EXERCISE GOAL -> Copy the data below exactly, omitting any picture it contains.

GIVEN DATA ->
----

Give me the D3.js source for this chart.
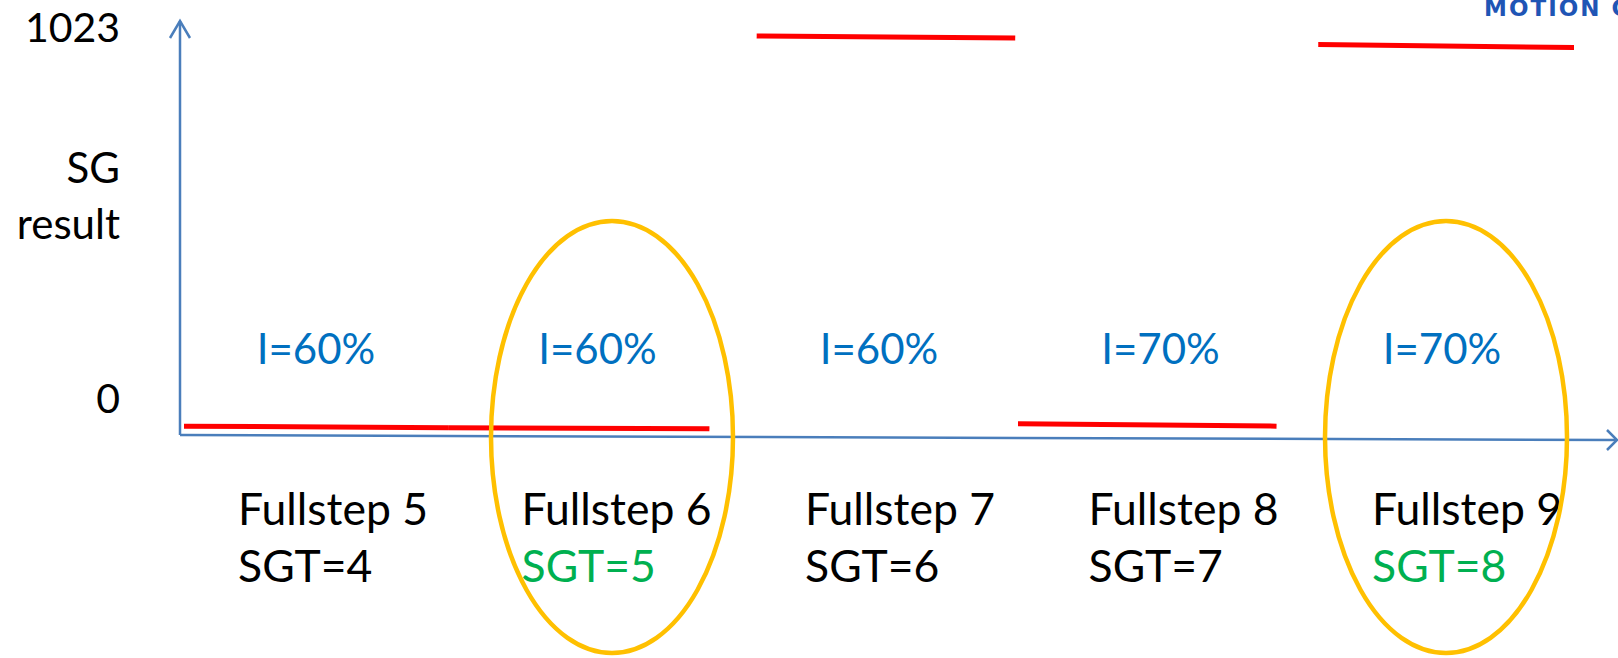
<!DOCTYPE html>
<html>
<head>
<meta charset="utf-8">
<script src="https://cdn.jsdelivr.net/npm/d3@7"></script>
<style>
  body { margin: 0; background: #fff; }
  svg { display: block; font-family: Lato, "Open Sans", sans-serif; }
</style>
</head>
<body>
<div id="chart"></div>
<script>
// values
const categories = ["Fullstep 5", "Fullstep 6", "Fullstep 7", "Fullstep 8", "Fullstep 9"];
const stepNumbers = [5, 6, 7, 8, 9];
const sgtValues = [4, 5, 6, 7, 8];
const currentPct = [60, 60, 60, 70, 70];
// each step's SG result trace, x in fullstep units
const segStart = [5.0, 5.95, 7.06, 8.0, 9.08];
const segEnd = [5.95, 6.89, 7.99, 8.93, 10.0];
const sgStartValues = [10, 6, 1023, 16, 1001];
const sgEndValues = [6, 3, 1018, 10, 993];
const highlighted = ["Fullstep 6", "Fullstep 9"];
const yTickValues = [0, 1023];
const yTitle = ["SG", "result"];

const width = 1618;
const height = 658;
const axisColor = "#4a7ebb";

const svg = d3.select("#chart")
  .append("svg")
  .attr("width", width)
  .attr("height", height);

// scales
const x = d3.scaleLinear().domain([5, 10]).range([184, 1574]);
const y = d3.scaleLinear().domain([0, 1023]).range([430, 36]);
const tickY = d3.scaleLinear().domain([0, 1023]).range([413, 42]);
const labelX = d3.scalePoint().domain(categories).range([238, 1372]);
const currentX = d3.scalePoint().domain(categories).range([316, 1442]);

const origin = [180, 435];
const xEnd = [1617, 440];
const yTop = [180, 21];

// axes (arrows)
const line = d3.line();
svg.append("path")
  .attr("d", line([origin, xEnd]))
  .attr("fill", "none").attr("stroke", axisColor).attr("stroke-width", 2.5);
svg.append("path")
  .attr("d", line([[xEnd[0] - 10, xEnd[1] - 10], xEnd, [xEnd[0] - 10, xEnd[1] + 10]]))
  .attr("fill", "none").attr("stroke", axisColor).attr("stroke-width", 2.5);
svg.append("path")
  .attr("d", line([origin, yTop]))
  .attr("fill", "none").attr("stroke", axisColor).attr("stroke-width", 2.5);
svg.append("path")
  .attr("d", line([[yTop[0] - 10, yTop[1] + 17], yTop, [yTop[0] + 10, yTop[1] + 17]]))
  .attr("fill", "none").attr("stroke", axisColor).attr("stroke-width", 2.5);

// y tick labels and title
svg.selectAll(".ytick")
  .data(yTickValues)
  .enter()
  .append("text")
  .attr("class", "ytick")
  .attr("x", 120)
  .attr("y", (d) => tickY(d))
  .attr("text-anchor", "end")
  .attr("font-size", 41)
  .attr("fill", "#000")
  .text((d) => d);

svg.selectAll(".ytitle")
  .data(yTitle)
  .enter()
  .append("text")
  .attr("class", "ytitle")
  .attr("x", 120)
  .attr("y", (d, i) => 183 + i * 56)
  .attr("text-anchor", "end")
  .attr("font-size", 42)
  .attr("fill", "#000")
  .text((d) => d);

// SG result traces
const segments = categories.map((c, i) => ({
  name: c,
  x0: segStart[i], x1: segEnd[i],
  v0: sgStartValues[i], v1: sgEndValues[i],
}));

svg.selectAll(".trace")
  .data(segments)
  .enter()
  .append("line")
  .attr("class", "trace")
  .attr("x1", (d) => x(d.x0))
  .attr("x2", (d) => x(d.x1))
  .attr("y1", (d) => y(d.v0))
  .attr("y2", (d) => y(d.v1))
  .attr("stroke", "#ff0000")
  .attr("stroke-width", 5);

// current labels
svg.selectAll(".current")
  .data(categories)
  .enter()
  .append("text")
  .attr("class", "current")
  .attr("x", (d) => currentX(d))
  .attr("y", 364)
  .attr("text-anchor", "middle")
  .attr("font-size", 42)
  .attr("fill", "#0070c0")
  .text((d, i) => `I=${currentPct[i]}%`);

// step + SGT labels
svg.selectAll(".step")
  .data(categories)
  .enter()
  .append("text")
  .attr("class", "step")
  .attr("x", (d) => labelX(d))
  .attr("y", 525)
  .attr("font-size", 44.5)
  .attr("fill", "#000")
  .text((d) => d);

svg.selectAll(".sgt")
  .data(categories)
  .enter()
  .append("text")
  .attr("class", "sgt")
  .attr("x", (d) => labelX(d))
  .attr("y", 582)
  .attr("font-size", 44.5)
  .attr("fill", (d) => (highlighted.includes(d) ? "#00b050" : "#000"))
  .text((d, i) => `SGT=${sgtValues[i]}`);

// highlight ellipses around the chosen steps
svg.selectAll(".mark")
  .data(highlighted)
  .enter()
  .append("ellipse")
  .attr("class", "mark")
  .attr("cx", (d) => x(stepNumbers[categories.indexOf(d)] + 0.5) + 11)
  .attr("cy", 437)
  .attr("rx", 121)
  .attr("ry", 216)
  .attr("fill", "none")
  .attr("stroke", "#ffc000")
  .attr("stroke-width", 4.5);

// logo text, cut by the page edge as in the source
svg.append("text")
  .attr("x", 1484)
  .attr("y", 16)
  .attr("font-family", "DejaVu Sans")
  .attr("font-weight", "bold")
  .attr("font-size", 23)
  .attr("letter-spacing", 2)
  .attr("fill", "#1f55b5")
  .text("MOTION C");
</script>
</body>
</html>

----

ANSWER ->
Give me the D3.js source for this chart.
<!DOCTYPE html>
<html>
<head>
<meta charset="utf-8">
<script src="https://cdn.jsdelivr.net/npm/d3@7"></script>
<style>
  body { margin: 0; background: #fff; }
  svg { display: block; font-family: Lato, "Open Sans", sans-serif; }
</style>
</head>
<body>
<div id="chart"></div>
<script>
// values
const categories = ["Fullstep 5", "Fullstep 6", "Fullstep 7", "Fullstep 8", "Fullstep 9"];
const stepNumbers = [5, 6, 7, 8, 9];
const sgtValues = [4, 5, 6, 7, 8];
const currentPct = [60, 60, 60, 70, 70];
// each step's SG result trace, x in fullstep units
const segStart = [5.0, 5.95, 7.06, 8.0, 9.08];
const segEnd = [5.95, 6.89, 7.99, 8.93, 10.0];
const sgStartValues = [10, 6, 1023, 16, 1001];
const sgEndValues = [6, 3, 1018, 10, 993];
const highlighted = ["Fullstep 6", "Fullstep 9"];
const yTickValues = [0, 1023];
const yTitle = ["SG", "result"];

const width = 1618;
const height = 658;
const axisColor = "#4a7ebb";

const svg = d3.select("#chart")
  .append("svg")
  .attr("width", width)
  .attr("height", height);

// scales
const x = d3.scaleLinear().domain([5, 10]).range([184, 1574]);
const y = d3.scaleLinear().domain([0, 1023]).range([430, 36]);
const tickY = d3.scaleLinear().domain([0, 1023]).range([413, 42]);
const labelX = d3.scalePoint().domain(categories).range([238, 1372]);
const currentX = d3.scalePoint().domain(categories).range([316, 1442]);

const origin = [180, 435];
const xEnd = [1617, 440];
const yTop = [180, 21];

// axes (arrows)
const line = d3.line();
svg.append("path")
  .attr("d", line([origin, xEnd]))
  .attr("fill", "none").attr("stroke", axisColor).attr("stroke-width", 2.5);
svg.append("path")
  .attr("d", line([[xEnd[0] - 10, xEnd[1] - 10], xEnd, [xEnd[0] - 10, xEnd[1] + 10]]))
  .attr("fill", "none").attr("stroke", axisColor).attr("stroke-width", 2.5);
svg.append("path")
  .attr("d", line([origin, yTop]))
  .attr("fill", "none").attr("stroke", axisColor).attr("stroke-width", 2.5);
svg.append("path")
  .attr("d", line([[yTop[0] - 10, yTop[1] + 17], yTop, [yTop[0] + 10, yTop[1] + 17]]))
  .attr("fill", "none").attr("stroke", axisColor).attr("stroke-width", 2.5);

// y tick labels and title
svg.selectAll(".ytick")
  .data(yTickValues)
  .enter()
  .append("text")
  .attr("class", "ytick")
  .attr("x", 120)
  .attr("y", (d) => tickY(d))
  .attr("text-anchor", "end")
  .attr("font-size", 41)
  .attr("fill", "#000")
  .text((d) => d);

svg.selectAll(".ytitle")
  .data(yTitle)
  .enter()
  .append("text")
  .attr("class", "ytitle")
  .attr("x", 120)
  .attr("y", (d, i) => 183 + i * 56)
  .attr("text-anchor", "end")
  .attr("font-size", 42)
  .attr("fill", "#000")
  .text((d) => d);

// SG result traces
const segments = categories.map((c, i) => ({
  name: c,
  x0: segStart[i], x1: segEnd[i],
  v0: sgStartValues[i], v1: sgEndValues[i],
}));

svg.selectAll(".trace")
  .data(segments)
  .enter()
  .append("line")
  .attr("class", "trace")
  .attr("x1", (d) => x(d.x0))
  .attr("x2", (d) => x(d.x1))
  .attr("y1", (d) => y(d.v0))
  .attr("y2", (d) => y(d.v1))
  .attr("stroke", "#ff0000")
  .attr("stroke-width", 5);

// current labels
svg.selectAll(".current")
  .data(categories)
  .enter()
  .append("text")
  .attr("class", "current")
  .attr("x", (d) => currentX(d))
  .attr("y", 364)
  .attr("text-anchor", "middle")
  .attr("font-size", 42)
  .attr("fill", "#0070c0")
  .text((d, i) => `I=${currentPct[i]}%`);

// step + SGT labels
svg.selectAll(".step")
  .data(categories)
  .enter()
  .append("text")
  .attr("class", "step")
  .attr("x", (d) => labelX(d))
  .attr("y", 525)
  .attr("font-size", 44.5)
  .attr("fill", "#000")
  .text((d) => d);

svg.selectAll(".sgt")
  .data(categories)
  .enter()
  .append("text")
  .attr("class", "sgt")
  .attr("x", (d) => labelX(d))
  .attr("y", 582)
  .attr("font-size", 44.5)
  .attr("fill", (d) => (highlighted.includes(d) ? "#00b050" : "#000"))
  .text((d, i) => `SGT=${sgtValues[i]}`);

// highlight ellipses around the chosen steps
svg.selectAll(".mark")
  .data(highlighted)
  .enter()
  .append("ellipse")
  .attr("class", "mark")
  .attr("cx", (d) => x(stepNumbers[categories.indexOf(d)] + 0.5) + 11)
  .attr("cy", 437)
  .attr("rx", 121)
  .attr("ry", 216)
  .attr("fill", "none")
  .attr("stroke", "#ffc000")
  .attr("stroke-width", 4.5);

// logo text, cut by the page edge as in the source
svg.append("text")
  .attr("x", 1484)
  .attr("y", 16)
  .attr("font-family", "DejaVu Sans")
  .attr("font-weight", "bold")
  .attr("font-size", 23)
  .attr("letter-spacing", 2)
  .attr("fill", "#1f55b5")
  .text("MOTION C");
</script>
</body>
</html>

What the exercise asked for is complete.